"Quel giorno di Natale"

La malattia improvvisa che rimette in discussione tutto e, poi, la riappacificazione

Il luminoso mattino prometteva una giornata radiosa. Ero anche contento di essere solo in casa.

Caricata sullo stereo una melodia di Rubinstein, mi accingevo a scrivere col computer alcuni pensieri per il mio amico Piero che, giusto il giorno prima, avevo accompagnato al cimitero. Piero, dalla vita tribolata, era per me come un fratello, era di casa da noi e chiamava mamma la mia stessa mamma.

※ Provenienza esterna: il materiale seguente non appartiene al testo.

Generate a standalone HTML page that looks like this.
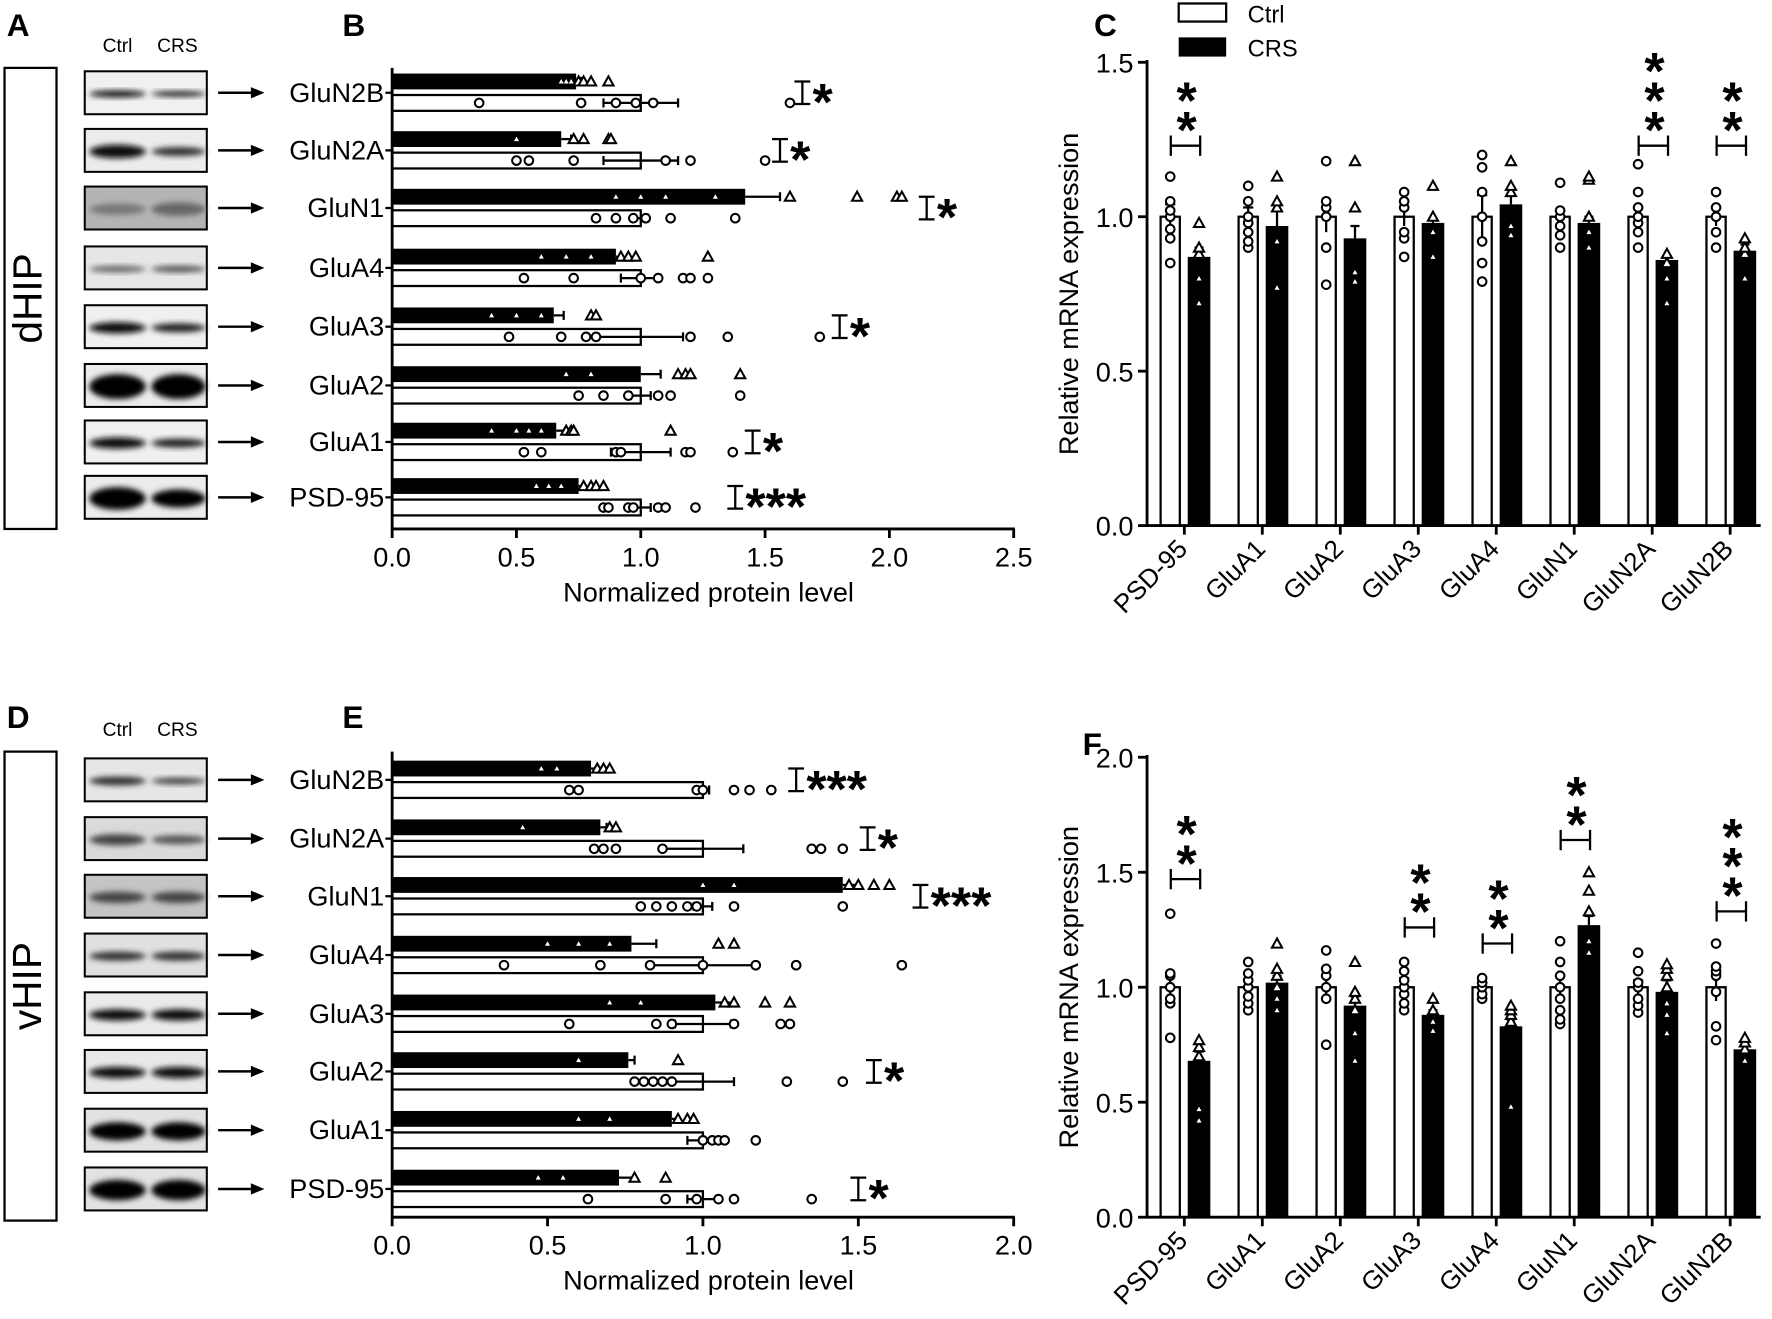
<!DOCTYPE html>
<html><head><meta charset="utf-8">
<style>
html,body{margin:0;padding:0;background:#fff;}
svg{display:block;}
text{font-family:"Liberation Sans",Arial,sans-serif;fill:#000;}
</style></head>
<body>
<svg id="s" width="1772" height="1319" viewBox="0 0 1568 1167" xmlns="http://www.w3.org/2000/svg">
<defs>
<filter id="bl" x="-20%" y="-50%" width="140%" height="200%"><feGaussianBlur stdDeviation="2.5"/></filter>
</defs>
<g id="g"></g>
</svg>
<script>
var g=document.getElementById('g');var out='';
function T(x,y,s,sz,extra){out+='<text x="'+x+'" y="'+y+'" font-size="'+sz+'" '+(extra||'')+'>'+s+'</text>';}
function L(x1,y1,x2,y2,w){out+='<line x1="'+x1+'" y1="'+y1+'" x2="'+x2+'" y2="'+y2+'" stroke="#000" stroke-width="'+(w||2)+'"/>';}
function R(x,y,w,h,f,sw){out+='<rect x="'+x+'" y="'+y+'" width="'+w+'" height="'+h+'" fill="'+f+'" stroke="#000" stroke-width="'+(sw==null?2:sw)+'"/>';}
function C(x,y){out+='<circle cx="'+x+'" cy="'+y+'" r="3.8" fill="#fff" stroke="#000" stroke-width="1.8"/>';}
function Tri(x,y,inside){var s=inside?2.2:4.5;out+='<polygon points="'+x+','+(y-s)+' '+(x-s)+','+(y+s*0.8)+' '+(x+s)+','+(y+s*0.8)+'" fill="#fff" stroke="'+(inside?'none':'#000')+'" stroke-width="1.8"/>';}
T(6,32,'A',28,'font-weight="bold"');T(303,32,'B',28,'font-weight="bold"');T(968,32,'C',28,'font-weight="bold"');
T(6,644,'D',28,'font-weight="bold"');T(303,644,'E',28,'font-weight="bold"');T(958,668,'F',28,'font-weight="bold"');

var names=['GluN2B','GluN2A','GluN1','GluA4','GluA3','GluA2','GluA1','PSD-95'];
function blots(top,centers,side,bands){
  R(4,top,46,centers[7]+28-top,'#fff',2);
  T(27,(top+centers[7]+28)/2,side,36,'text-anchor="middle" dominant-baseline="middle" transform="rotate(-90 27 '+((top+centers[7]+28)/2)+')"');
  T(104,top-14,'Ctrl',17,'text-anchor="middle"');T(157,top-14,'CRS',17,'text-anchor="middle"');
  centers.forEach(function(c,i){
    var b=bands[i];
    R(75,c-19,108,38,b[0],1.8);
    out+='<ellipse cx="104" cy="'+(c+1)+'" rx="25" ry="'+b[1]+'" fill="'+b[2]+'" filter="url(#bl)"/>';
    out+='<ellipse cx="158" cy="'+(c+1)+'" rx="24" ry="'+b[3]+'" fill="'+b[4]+'" filter="url(#bl)"/>';
    L(193,c,222,c,2.2);out+='<polygon points="222,'+(c-5)+' 234,'+c+' 222,'+(c+5)+'" fill="#000"/>';
  });
}
var cB=[82,133,184,237,289,341,391,440];
var cE=[690,742,793,845,897,948,1000,1052];
blots(60,cB,'dHIP',[['#f0f0f0',3,'#111',2.5,'#222'],['#ececec',6,'#111',4,'#333'],['#b4b4b4',5,'#777',6,'#666'],['#e6e6e6',3,'#666',3,'#555'],['#f0f0f0',5,'#111',4,'#222'],['#ececec',11,'#000',11,'#000'],['#f0f0f0',5,'#111',4,'#222'],['#ececec',10,'#000',8,'#000']]);
blots(665,cE,'vHIP',[['#e6e6e6',4,'#333',3,'#444'],['#dadada',5,'#444',4,'#555'],['#c4c4c4',5,'#444',5,'#444'],['#e0e0e0',4,'#333',4,'#333'],['#eaeaea',5,'#111',5,'#111'],['#e8e8e8',5,'#111',5,'#111'],['#e2e2e2',8,'#000',8,'#000'],['#e2e2e2',9,'#000',9,'#000']]);

function hpanel(cs,x0,sc,maxv,step,top,axY,data){
  data.forEach(function(d,i){
    var c=cs[i];
    T(340,c+8,names[i],24,'text-anchor="end"');L(341,c,347,c,2);
    var bw=d.v*sc;R(x0,c-17,bw,14,'#000',0);
    L(x0+bw,c-10,x0+(d.v+d.e)*sc,c-10,2);L(x0+(d.v+d.e)*sc,c-14,x0+(d.v+d.e)*sc,c-6,2);
    d.t.forEach(function(v){Tri(x0+v*sc,c-10,v<d.v);});
    R(x0,c+2,sc,14,'#fff',2);
    L(x0+(1-d.ce)*sc,c+9,x0+(1+d.ce)*sc,c+9,2);
    L(x0+(1-d.ce)*sc,c+5,x0+(1-d.ce)*sc,c+13,2);L(x0+(1+d.ce)*sc,c+5,x0+(1+d.ce)*sc,c+13,2);
    d.c.forEach(function(v){C(x0+v*sc,c+9);});
    if(d.s){var bx=x0+d.s[0]*sc;L(bx,c-10,bx,c+10,2);L(bx-7,c-10,bx+7,c-10,2);L(bx-7,c+10,bx+7,c+10,2);
      T(bx+9,c+24,d.s[1],46,'font-weight="bold"');}
  });
  L(x0,top,x0,axY+1,2.5);L(x0-1,axY,x0+maxv*sc+1,axY,2.5);
  for(var v=0;v<=maxv+1e-9;v+=step){var x=x0+v*sc;L(x,axY,x,axY+8,2.5);T(x,axY+33,v.toFixed(1),24,'text-anchor="middle"');}
  T(x0+maxv*sc/2+5,axY+64,'Normalized protein level',24,'text-anchor="middle"');
}
hpanel(cB,347,220,2.5,0.5,60,468,[
 {v:.74,e:.02,t:[.68,.7,.72,.75,.77,.8,.87],ce:.15,c:[.35,.76,.9,.98,1.05,1.6],s:[1.65,'*']},
 {v:.68,e:.04,t:[.5,.73,.77,.87,.88],ce:.15,c:[.5,.55,.73,1.1,1.2,1.5],s:[1.56,'*']},
 {v:1.42,e:.14,t:[.9,1.0,1.1,1.3,1.6,1.87,2.03,2.05],ce:.03,c:[.82,.9,.97,1.02,1.12,1.38],s:[2.15,'*']},
 {v:.9,e:.02,t:[.6,.7,.8,.92,.95,.98,1.27],ce:.08,c:[.53,.73,1.0,1.07,1.17,1.2,1.27],s:null},
 {v:.65,e:.04,t:[.4,.5,.6,.8,.82],ce:.17,c:[.47,.68,.78,.82,1.2,1.35,1.72],s:[1.8,'*']},
 {v:1.0,e:.08,t:[.7,.8,1.15,1.18,1.2,1.4],ce:.04,c:[.75,.85,.95,1.07,1.12,1.4],s:null},
 {v:.66,e:.04,t:[.4,.5,.55,.6,.7,.72,.73,1.12],ce:.12,c:[.53,.6,.9,.92,1.18,1.2,1.37],s:[1.45,'*']},
 {v:.75,e:.02,t:[.58,.63,.68,.77,.8,.82,.85],ce:.04,c:[.85,.87,.95,.97,1.07,1.1,1.22],s:[1.38,'***']}]);
hpanel(cE,347,275,2.0,0.5,665,1077,[
 {v:.64,e:.02,t:[.48,.53,.66,.68,.7],ce:.02,c:[.57,.6,.98,1.0,1.1,1.15,1.22],s:[1.3,'***']},
 {v:.67,e:.02,t:[.42,.7,.72],ce:.13,c:[.65,.68,.72,.87,1.35,1.38,1.45],s:[1.53,'*']},
 {v:1.45,e:.05,t:[1.0,1.1,1.47,1.5,1.55,1.6],ce:.03,c:[.8,.85,.9,.95,.98,1.1,1.45],s:[1.7,'***']},
 {v:.77,e:.08,t:[.5,.6,.7,1.05,1.1],ce:.17,c:[.36,.67,.83,1.0,1.17,1.3,1.64],s:null},
 {v:1.04,e:.06,t:[.7,.8,1.07,1.1,1.2,1.28],ce:.09,c:[.57,.85,.9,1.1,1.25,1.28],s:null},
 {v:.76,e:.02,t:[.6,.92],ce:.1,c:[.78,.81,.84,.87,.9,1.27,1.45],s:[1.55,'*']},
 {v:.9,e:.02,t:[.6,.7,.92,.95,.97],ce:.05,c:[1.0,1.03,1.05,1.07,1.17],s:null},
 {v:.73,e:.05,t:[.47,.55,.78,.88],ce:.05,c:[.63,.88,.98,1.05,1.1,1.35],s:[1.5,'*']}]);

var vn=['PSD-95','GluA1','GluA2','GluA3','GluA4','GluN1','GluN2A','GluN2B'];
function vpanel(x0,y0,sc,maxv,xEnd,data,legend){
  data.forEach(function(d,i){
    var t=1048+69*i;
    R(t-21,y0-sc,17,sc,'#fff',2);
    L(t-12.5,y0-(1-d.ce)*sc,t-12.5,y0-(1+d.ce)*sc,2);L(t-17,y0-(1+d.ce)*sc,t-8,y0-(1+d.ce)*sc,2);
    d.c.forEach(function(v){C(t-12.5,y0-v*sc);});
    R(t+3,y0-d.v*sc,20,d.v*sc,'#000',0);
    L(t+13,y0-d.v*sc,t+13,y0-(d.v+d.e)*sc,2);L(t+9,y0-(d.v+d.e)*sc,t+17,y0-(d.v+d.e)*sc,2);
    d.t.forEach(function(v){Tri(t+13,y0-v*sc,v<d.v-.02);});
    if(d.s){var by=y0-d.s[0]*sc;L(t-12,by,t+14,by,2);L(t-12,by-9,t-12,by+9,2);L(t+14,by-9,t+14,by+9,2);
      for(var k=0;k<d.s[1];k++)T(t+2,by+2-k*26,'*',46,'font-weight="bold" text-anchor="middle"');}
    L(t,y0,t,y0+8,2.5);
    T(t+4,y0+22,vn[i],23,'text-anchor="end" transform="rotate(-45 '+(t+4)+' '+(y0+22)+')"');
  });
  L(x0,y0-maxv*sc-2,x0,y0+1,2.5);L(x0-1,y0,xEnd,y0,2.5);
  for(var v=0;v<=maxv+1e-9;v+=0.5){var y=y0-v*sc;L(x0-8,y,x0,y,2.5);T(x0-12,y+9,v.toFixed(1),24,'text-anchor="end"');}
  var cy=y0-maxv*sc/2;T(954,cy,'Relative mRNA expression',24,'text-anchor="middle" transform="rotate(-90 954 '+cy+')"');
  if(legend){R(1043,3,42,16,'#fff',2);T(1104,20,'Ctrl',21);R(1043,33,42,17,'#000',0);T(1104,50,'CRS',21);}
}
vpanel(1015,465,273.3,1.5,1558,[
 {ce:.04,c:[.85,.93,.96,1.0,1.02,1.05,1.13],v:.87,e:.03,t:[.72,.8,.88,.9,.98],s:[1.23,2]},
 {ce:.03,c:[.9,.92,.95,.98,1.0,1.05,1.1],v:.97,e:.05,t:[.77,.92,1.03,1.05,1.13],s:null},
 {ce:.05,c:[.78,.9,1.0,1.03,1.05,1.18],v:.93,e:.04,t:[.79,.82,1.03,1.18],s:null},
 {ce:.03,c:[.87,.93,.95,1.03,1.05,1.08],v:.98,e:.01,t:[.87,.95,1.0,1.1],s:null},
 {ce:.07,c:[.79,.85,.92,1.0,1.08,1.16,1.2],v:1.04,e:.03,t:[.94,.97,1.08,1.1,1.18],s:null},
 {ce:.02,c:[.9,.94,.97,1.0,1.02,1.11],v:.98,e:.02,t:[.9,.95,1.0,1.12,1.13],s:null},
 {ce:.03,c:[.9,.95,.98,1.0,1.03,1.08,1.17],v:.86,e:.01,t:[.72,.8,.85,.88],s:[1.23,3]},
 {ce:.03,c:[.9,.95,1.0,1.03,1.08],v:.89,e:.02,t:[.8,.88,.9,.93],s:[1.23,2]}],true);
vpanel(1015,1077,203.5,2.0,1558,[
 {ce:.06,c:[.78,.93,.95,1.0,1.05,1.06,1.32],v:.68,e:.04,t:[.42,.47,.7,.74,.77],s:[1.47,2]},
 {ce:.03,c:[.9,.93,.96,1.0,1.03,1.06,1.11],v:1.02,e:.03,t:[.9,.95,1.0,1.05,1.08,1.19],s:null},
 {ce:.05,c:[.75,.95,1.0,1.05,1.08,1.16],v:.92,e:.04,t:[.68,.8,.9,.95,.98,1.11],s:null},
 {ce:.04,c:[.9,.93,.97,1.0,1.03,1.07,1.11],v:.88,e:.02,t:[.81,.85,.9,.95],s:[1.26,2]},
 {ce:.02,c:[.95,.97,1.0,1.02,1.04],v:.83,e:.03,t:[.48,.85,.88,.9,.92],s:[1.19,2]},
 {ce:.05,c:[.84,.86,.9,.95,1.0,1.05,1.11,1.2],v:1.27,e:.04,t:[1.15,1.2,1.33,1.42,1.5],s:[1.64,2]},
 {ce:.03,c:[.89,.92,.95,1.0,1.02,1.07,1.15],v:.98,e:.05,t:[.8,.88,.93,1.0,1.05,1.08,1.1],s:null},
 {ce:.06,c:[.77,.83,.98,1.05,1.07,1.09,1.19],v:.73,e:.02,t:[.68,.73,.76,.78],s:[1.33,3]}],false);
g.innerHTML=out;
</script>
</body></html>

Ero ancora in piedi quando, all’improvviso, entrambi gli occhi si fecero cocenti come colpiti da un lampo. Cosciente che qualcosa stava per accadere, mi spostai rapido accanto al vicino tavolo, vi poggiai entrambe le mani e rimasi in attesa. Un attimo ancora e, sul lato destro, gamba e braccio cedettero insieme, come fatti di tenera gomma. Raggiunsi a fatica il divano e afferrai il cellulare che era lì accanto, per avvisare mia moglie. Le dita, ormai gonfie come tutta la mano, però, non erano in grado di battere i giusti tasti. Riuscii a trattenere il telefonino con la destra, a fare i numeri con la sinistra e, con la bocca impastata, a far capire di essere in difficoltà. Nell’attesa di essere soccorso, inondato da un bagno di freddo sudore, lottai contro il mio stomaco che sembrava un vulcano in eruzione. Dopo una decina di minuti interminabili, sentii suonare il campanello di casa e la voce di mio figlio che, anche battendo la porta, chiedeva di aprirgli. Non fu facile strisciare fino a quella benedetta maniglia! Assieme a mio figlio arrivò un’ambulanza e, lesti, gli infermieri mi caricarono sul lettino, mentre la mia gamba sussultava incontenibile.

Ormai immobile sul letto dell’ospedale da qualche settimana, lottai e dialogai mutamente contro il mio Dio che, a braccia aperte, dominava la mia stanza dall’alto della linda parete dirimpetto. Perché proprio io? Non bastava la mia triste infanzia? Ma, giorno dopo giorno, guardandomi attorno, capii che una malattia può capitare a chiunque e, rappacificato con Lui e col suo aiuto, decisi di lottare con tutta la forza della mia mente, ai cui comandi il corpo si rifiutava di rispondere. E la diagnosi del Primario fu che non ci sarebbero stati progressi.

Il Natale era imminente quando i miei cari mi fecero trasferire in una Casa di Cura, dove fui assistito con rara attenzione. Le festose luminarie adornavano le salette d’attesa, e addolcivano la mia mestizia.

E fu qui che il giorno di Natale, mentre giacevo sempre rigido sul mio letto, accadde l’episodio che diede una svolta al mio percorso di malato. Nel brusio classico di un reparto in piena attività, continuavo a comandare mentalmente i miei arti come tutti i giorni, inutilmente.

D’improvviso un silenzio assoluto. Sul pavimento, affiancata al mio letto e della sua stessa grandezza, apparve una luce bianchissima, attorniata da pareti cristalline, anch’esse con sfumature luminose, intense e indescrivibili con parole o esempi e realistici. Il mio corpo vagava, sospeso e solo, in un’atmosfera irreale, di beatitudine, inimmaginabile. Non saprei dire se durò poco o tanto, e io mi ritrovai nel mio letto, tra il brusio solito, con la gamba che, senza nessun mio comando, si piegava come sempre aveva fatto. Gesù era nato, e io mi sentivo rinascere col rifiorire della Fede poco prima vacillante. Certo, quando mi mettevano in piedi, la gamba svolazzava come una bandiera, ma l’inizio della ripresa e della speranza era nata, sorretta da una decisa volontà. Quello giorno fu il più bel Natale della mia vita.